I know how whiny I sound here, I do. I know many many people have lives infinitely more difficult than this one. I know how lucky I am. Please don’t yell at me because I’m whining about my shoes. It’s just—I feel like I’m decaying, a little. I feel unattractive and like I don’t have the right to feel attractive. I feel like god there has to be more money somewhere, except there’s no time to get the money and no money (for childcare, that is) to get more money. I feel like my creative life is dying because all I do is worry and crunch numbers and do the little writing jobs that might bring in enough to pay the cable bill. (Yes, we still have cable. The indulgence! I know!) I feel like there has to be an answer somewhere and where’s the answer and aren’t I smart enough haven’t I been good don’t I have the education and the intelligence and resources to figure this out why can’t I figure this out?

I know, I know. I’m feeling sorry for myself. I should snap out of it, right? You can tell me.

(p.s. If anyone knows anything about the school system in the above-mentioned town—it’s linked to, right up there—please, please email me.)

Saturday
Nov052005

Money.

I am good at very few things.
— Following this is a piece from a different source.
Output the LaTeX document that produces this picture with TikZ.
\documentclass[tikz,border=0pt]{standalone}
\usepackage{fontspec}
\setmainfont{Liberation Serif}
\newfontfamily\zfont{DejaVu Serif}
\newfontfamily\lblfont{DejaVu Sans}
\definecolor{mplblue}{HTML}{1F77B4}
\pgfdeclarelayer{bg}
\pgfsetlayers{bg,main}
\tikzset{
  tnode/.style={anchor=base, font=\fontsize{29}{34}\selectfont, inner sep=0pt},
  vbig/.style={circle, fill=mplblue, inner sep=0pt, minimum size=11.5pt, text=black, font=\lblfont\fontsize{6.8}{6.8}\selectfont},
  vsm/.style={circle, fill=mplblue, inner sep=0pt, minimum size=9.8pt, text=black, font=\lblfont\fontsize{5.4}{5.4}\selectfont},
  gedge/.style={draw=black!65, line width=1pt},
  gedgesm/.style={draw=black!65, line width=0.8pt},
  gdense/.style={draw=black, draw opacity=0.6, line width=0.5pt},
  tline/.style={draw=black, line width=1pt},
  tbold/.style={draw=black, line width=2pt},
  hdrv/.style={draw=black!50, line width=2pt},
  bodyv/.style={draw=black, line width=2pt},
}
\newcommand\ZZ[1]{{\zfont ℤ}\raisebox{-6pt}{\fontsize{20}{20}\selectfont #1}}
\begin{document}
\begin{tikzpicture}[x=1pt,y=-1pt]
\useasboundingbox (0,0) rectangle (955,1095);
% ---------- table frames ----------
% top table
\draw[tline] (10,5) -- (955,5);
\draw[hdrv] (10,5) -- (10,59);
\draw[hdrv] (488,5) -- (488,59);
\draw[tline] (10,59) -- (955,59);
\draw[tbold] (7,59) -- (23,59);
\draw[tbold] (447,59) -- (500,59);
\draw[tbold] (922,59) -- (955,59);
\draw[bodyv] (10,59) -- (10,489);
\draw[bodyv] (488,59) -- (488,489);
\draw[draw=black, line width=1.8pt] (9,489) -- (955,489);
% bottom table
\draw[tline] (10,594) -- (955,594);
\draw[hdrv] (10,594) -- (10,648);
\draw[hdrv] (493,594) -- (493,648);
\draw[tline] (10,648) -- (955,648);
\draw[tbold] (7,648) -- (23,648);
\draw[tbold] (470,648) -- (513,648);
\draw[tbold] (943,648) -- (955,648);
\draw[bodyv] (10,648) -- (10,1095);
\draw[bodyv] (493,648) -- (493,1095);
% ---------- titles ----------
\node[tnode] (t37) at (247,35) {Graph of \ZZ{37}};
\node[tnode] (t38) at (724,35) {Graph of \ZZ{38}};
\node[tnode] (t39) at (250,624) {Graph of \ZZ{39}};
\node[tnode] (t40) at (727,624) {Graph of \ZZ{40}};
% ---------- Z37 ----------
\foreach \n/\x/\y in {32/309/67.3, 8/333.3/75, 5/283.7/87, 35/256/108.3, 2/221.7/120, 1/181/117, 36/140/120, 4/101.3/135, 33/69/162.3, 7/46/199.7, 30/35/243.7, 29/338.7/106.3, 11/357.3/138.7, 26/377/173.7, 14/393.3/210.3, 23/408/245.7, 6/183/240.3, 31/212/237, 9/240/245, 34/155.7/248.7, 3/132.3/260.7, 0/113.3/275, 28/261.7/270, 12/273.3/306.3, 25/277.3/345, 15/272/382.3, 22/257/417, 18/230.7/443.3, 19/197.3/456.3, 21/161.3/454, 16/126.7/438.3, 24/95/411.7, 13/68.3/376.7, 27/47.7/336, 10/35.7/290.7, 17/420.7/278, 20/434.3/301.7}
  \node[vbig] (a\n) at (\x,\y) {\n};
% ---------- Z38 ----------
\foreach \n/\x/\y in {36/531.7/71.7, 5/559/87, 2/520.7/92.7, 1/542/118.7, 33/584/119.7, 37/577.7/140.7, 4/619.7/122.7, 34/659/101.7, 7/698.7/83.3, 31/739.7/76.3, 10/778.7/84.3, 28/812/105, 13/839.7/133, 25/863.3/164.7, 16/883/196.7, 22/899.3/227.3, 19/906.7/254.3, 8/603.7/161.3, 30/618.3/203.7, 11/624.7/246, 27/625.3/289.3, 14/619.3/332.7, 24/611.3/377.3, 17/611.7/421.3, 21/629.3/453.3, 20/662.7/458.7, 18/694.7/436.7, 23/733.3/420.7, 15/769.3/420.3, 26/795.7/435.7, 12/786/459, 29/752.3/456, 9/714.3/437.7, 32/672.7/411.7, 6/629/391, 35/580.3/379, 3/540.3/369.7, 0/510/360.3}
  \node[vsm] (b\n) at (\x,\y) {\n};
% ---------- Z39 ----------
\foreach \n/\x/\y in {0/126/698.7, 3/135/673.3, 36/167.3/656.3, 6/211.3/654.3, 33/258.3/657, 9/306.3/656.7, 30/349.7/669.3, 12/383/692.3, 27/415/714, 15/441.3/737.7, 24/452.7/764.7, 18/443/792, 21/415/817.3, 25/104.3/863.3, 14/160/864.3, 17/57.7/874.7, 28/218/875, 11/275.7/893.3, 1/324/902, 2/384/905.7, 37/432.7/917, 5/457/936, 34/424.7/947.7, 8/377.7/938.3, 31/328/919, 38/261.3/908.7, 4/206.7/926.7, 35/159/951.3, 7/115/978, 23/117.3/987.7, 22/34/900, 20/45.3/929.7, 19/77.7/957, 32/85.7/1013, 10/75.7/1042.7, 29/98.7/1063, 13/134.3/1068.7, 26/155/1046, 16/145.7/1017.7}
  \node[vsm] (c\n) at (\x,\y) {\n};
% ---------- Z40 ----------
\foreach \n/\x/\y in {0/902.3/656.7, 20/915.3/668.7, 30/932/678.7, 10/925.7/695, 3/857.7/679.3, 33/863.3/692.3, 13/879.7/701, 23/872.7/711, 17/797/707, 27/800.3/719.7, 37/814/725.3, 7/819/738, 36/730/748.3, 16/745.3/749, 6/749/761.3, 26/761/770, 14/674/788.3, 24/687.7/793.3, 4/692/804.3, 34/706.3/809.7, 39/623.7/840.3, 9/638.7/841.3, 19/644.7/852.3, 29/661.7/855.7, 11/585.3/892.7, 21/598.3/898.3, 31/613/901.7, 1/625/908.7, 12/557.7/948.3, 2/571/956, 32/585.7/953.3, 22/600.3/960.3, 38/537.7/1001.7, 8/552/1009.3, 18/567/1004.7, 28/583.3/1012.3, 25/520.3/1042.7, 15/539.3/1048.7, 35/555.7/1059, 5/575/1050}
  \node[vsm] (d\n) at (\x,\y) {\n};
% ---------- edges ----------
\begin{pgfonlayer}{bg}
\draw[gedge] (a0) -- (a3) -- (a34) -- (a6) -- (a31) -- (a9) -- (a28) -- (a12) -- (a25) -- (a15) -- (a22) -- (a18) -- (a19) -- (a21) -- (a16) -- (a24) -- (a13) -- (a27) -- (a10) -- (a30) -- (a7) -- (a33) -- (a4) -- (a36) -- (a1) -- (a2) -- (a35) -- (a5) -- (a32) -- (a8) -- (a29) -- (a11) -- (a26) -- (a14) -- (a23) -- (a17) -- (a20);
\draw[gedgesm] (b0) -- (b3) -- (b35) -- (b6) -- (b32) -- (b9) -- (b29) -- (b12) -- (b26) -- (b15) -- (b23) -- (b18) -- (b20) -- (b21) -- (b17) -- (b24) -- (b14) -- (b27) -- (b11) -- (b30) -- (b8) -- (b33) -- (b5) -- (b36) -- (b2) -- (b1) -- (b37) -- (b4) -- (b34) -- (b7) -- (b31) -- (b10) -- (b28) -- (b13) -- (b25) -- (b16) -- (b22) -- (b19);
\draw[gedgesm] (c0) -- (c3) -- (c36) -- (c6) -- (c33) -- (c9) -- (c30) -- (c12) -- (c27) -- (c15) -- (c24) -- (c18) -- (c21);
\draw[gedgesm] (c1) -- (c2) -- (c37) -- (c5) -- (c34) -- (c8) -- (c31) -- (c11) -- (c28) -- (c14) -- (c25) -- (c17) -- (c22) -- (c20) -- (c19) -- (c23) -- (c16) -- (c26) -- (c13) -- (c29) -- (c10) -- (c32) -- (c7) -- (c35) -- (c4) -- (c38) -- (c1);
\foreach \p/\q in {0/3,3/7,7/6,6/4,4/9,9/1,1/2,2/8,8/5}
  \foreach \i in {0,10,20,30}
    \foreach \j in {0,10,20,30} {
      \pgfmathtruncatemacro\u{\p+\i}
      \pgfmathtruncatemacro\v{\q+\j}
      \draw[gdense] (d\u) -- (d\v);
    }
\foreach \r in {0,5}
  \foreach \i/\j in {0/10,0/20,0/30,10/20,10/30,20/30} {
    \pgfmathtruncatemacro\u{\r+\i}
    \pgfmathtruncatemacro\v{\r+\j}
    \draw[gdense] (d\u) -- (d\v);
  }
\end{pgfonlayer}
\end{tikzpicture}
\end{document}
Very few things, anyway, that one can get paid for. I can be charming. I have a relatively nice singing voice, and have no problem telling humorous tales or singing ditties for an audience. I can sketch pleasant renderings of people or landscapes. I am a consummate doodler. I can cook, sort of, and I can bake (usually). Oh, and I can write.

Basically, I would be a good hostess. I am excellent wife material. Add a few harp lessons, and I would have been in high demand in the nineteenth century.
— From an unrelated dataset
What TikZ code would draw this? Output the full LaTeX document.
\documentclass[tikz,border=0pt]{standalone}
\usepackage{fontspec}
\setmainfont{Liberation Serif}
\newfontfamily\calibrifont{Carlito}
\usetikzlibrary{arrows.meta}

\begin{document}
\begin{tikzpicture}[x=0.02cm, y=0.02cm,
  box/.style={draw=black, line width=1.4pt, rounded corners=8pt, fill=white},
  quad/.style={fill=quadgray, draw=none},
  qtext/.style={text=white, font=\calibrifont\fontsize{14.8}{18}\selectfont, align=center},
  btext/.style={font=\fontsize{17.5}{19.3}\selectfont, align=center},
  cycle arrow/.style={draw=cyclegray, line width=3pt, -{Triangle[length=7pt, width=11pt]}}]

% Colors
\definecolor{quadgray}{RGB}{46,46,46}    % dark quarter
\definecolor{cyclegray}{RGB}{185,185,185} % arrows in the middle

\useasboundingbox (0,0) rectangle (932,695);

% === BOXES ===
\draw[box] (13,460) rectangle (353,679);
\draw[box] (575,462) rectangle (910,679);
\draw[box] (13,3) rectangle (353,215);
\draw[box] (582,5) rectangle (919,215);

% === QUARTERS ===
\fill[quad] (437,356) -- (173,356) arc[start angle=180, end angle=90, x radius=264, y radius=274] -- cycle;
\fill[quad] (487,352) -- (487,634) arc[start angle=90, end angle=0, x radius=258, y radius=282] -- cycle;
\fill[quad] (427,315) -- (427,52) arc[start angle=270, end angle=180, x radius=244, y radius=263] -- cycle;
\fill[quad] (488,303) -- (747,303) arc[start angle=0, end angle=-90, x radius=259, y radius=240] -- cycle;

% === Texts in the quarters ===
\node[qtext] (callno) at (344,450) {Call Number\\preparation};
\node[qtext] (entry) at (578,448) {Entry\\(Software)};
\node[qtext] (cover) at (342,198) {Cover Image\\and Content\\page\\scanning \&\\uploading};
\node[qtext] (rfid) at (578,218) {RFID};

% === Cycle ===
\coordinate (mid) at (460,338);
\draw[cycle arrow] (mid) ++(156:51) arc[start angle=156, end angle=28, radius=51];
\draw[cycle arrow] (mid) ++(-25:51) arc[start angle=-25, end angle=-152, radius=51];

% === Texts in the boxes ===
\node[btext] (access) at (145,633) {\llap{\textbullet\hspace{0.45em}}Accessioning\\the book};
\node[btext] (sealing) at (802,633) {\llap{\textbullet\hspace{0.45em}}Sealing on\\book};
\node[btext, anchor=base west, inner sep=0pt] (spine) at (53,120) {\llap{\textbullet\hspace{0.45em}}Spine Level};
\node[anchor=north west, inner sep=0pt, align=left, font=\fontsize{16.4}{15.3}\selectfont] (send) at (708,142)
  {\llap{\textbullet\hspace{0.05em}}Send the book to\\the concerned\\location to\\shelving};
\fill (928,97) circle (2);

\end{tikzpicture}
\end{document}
I am, however, helpless when it comes to office work. I am qualified only to be an editor or a copyeditor, and I hate editing and copyediting. Above and beyond my hatred of editing, I deeply, deeply loathe offices. The fluorescent lighting, the bad coffee, the squeaking door of the ladies’ room—I’m breaking out in hives even thinking about it. I find nothing as depressing as sitting in a cubicle. I know, I know, it’s no one’s idea of heaven. And I don’t want to sound like a big ol’ crybaby, but that’s exactly what I am. I really can’t do it. I spent almost every day at my last job weeping at my desk or sniffling in the bathroom stall or choking back tears on my way to the bad Thai place down the street. I racked up sick days and came in late and “worked from home” and took long lunches and missed deadlines and practically begged them to fire me. Finally I managed to get out by first getting myself knocked up and then developing an agonizing array of repetitive stress injuries. It’s not a strategy I would recommend.

Anyway, then I had this kid, and decided, for lack of any better ideas, to stay at home. This is a life that works for me and makes me happy; I would not go back to office life for anything. My time is my own (when it's not hijacked by Henry's latest Star Wars fantasy) and when the child is away or asleep I can do some freelance writing, and work on Big Secret Projects that might someday result in some money.

That said, I’m not making enough money—we’re not making enough money—and changes have to be made.

For a time I seriously contemplated quitting the blog, as it was a drain on my free time, which is the only time I have to generate any sort of income. Then I realized how much this site means to me. Quitting wasn’t –and isn’t—an option. But because I have to prioritize the projects that pay (alliteration!), Finslippy often falls by the wayside, and then I get grumpy emails from you. And you know I don’t ever want to see you grumpy.

All of this is my incredibly roundabout way of saying that I am going to make more of a commitment to Finslippy in the coming months, and along with this increased commitment, you will see an increased number of ads. I will try not to make them overly obtrusive, but I know that no matter what, some of you will find them so. It’s not possible to make everyone happy. And the bottom line is, there’s nothing better than getting paid to do something you love.

I hope my ads don’t make you too grumpy. But then, if your grumpiness is all I have to suffer in order to keep basic cable, then I’ll have to live with it.